La scena principale si riferisce a una leggenda che nasce probabilmente in Italia. Diversi pittori si sono ispirati a essa che trae spunto da passi delle sue meditazioni: il santo è presentato innanzi al Cristo crocefisso ed alla Vergine, mentre, pregando, si domanda: "Hinc a vulnere pascor", e, volgendosi verso Maria, soggiunge: "Hinc lactor ab Ubere", concludendo: "Positus in medio quod me vertere nescio, Dicam ergo Jesu Maria miserere". Sembra che l'episodio prenda spunto da un passo della S. Aurelii Augustini Hipponensis episcopi et S. R. E. doctoris vita di Cornelius Lancelotz (1574-1622) O.S.A. edito ad Anversa nel 1616.

Lancillottus scrive, riportando parole apocrife di Agostino: "Positus in medio quo me vertam nescio.

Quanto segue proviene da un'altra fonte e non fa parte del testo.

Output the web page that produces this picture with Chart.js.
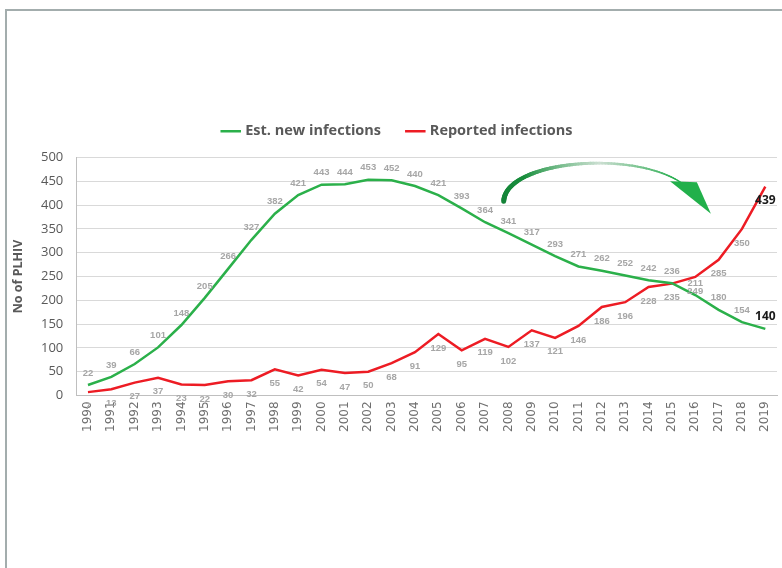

Hinc pascor a vulnere, hinc lactor ab ubere." La medesima scritta fu riportata da Francesco Francia e poi da Kartarius, un incisore nativo di Viterbo, che lavorò a Roma fra il 1560 e il 1570, nella sua stampa della Vita di Agostino edita nel 1570.

 

La leggenda di Agostino che incontra un Bambino sulla riva di una spiaggia è stata studiata da L. Pillion in La Légende de s. Jérome in Gazette des Beaux-Arts del 1908. L'episodio che godrà di molta fortuna nella iconografia agostiniana riprende un testo della Lettera apocrifa a Cirillo che avrebbe scritto lo stesso Agostino. In un passo Agostino ricorda una rivelazione divina con queste parole: "Augustine, Augustine, quid quaeris ? Putasne brevi immittere vasculo mare totum ?".

Questa leggenda si troverebbe forse già nel XIII secolo, sotto forma di exemplum, in uno scritto di Cesare d'Heisterbach (cfr. H. I. Marrou, Saint Augustin et l'ange, une légende médioévale, in l'Homme devant Dieu, Mélanges offerts au P. de Lubac, II, 1964, 137-149).

Questa leggenda sulla Trinità soppiantò ben presto la leggenda della Vedova che trattava dello stesso argomento della Trinità.

L'episodio descritto in questa leggenda è abbastanza noto: Agostino, grande indagatore del problema del Bene e del Male, un giorno passeggiava per una spiaggia quando incontrò un bambino-angelo che con un secchiello prendeva dell'acqua di mare e la versava in una piccola cavità nella sabbia. Alla domanda del Santo su che cosa stesse facendo, il bambino avrebbe risposto che voleva porre tutto il mare dentro quel buco. Quando il Santo gli fece notare che ciò era impossibile, il bambino avrebbe replicato che così come non era possibile versare tutto il mare dentro la buca allo stesso modo era impossibile che i misteri di Dio e della SS. Trinità entrassero nella sua piccola testa di uomo. Ciò detto sparì, lasciando il grande filosofo nell'angoscia più completa.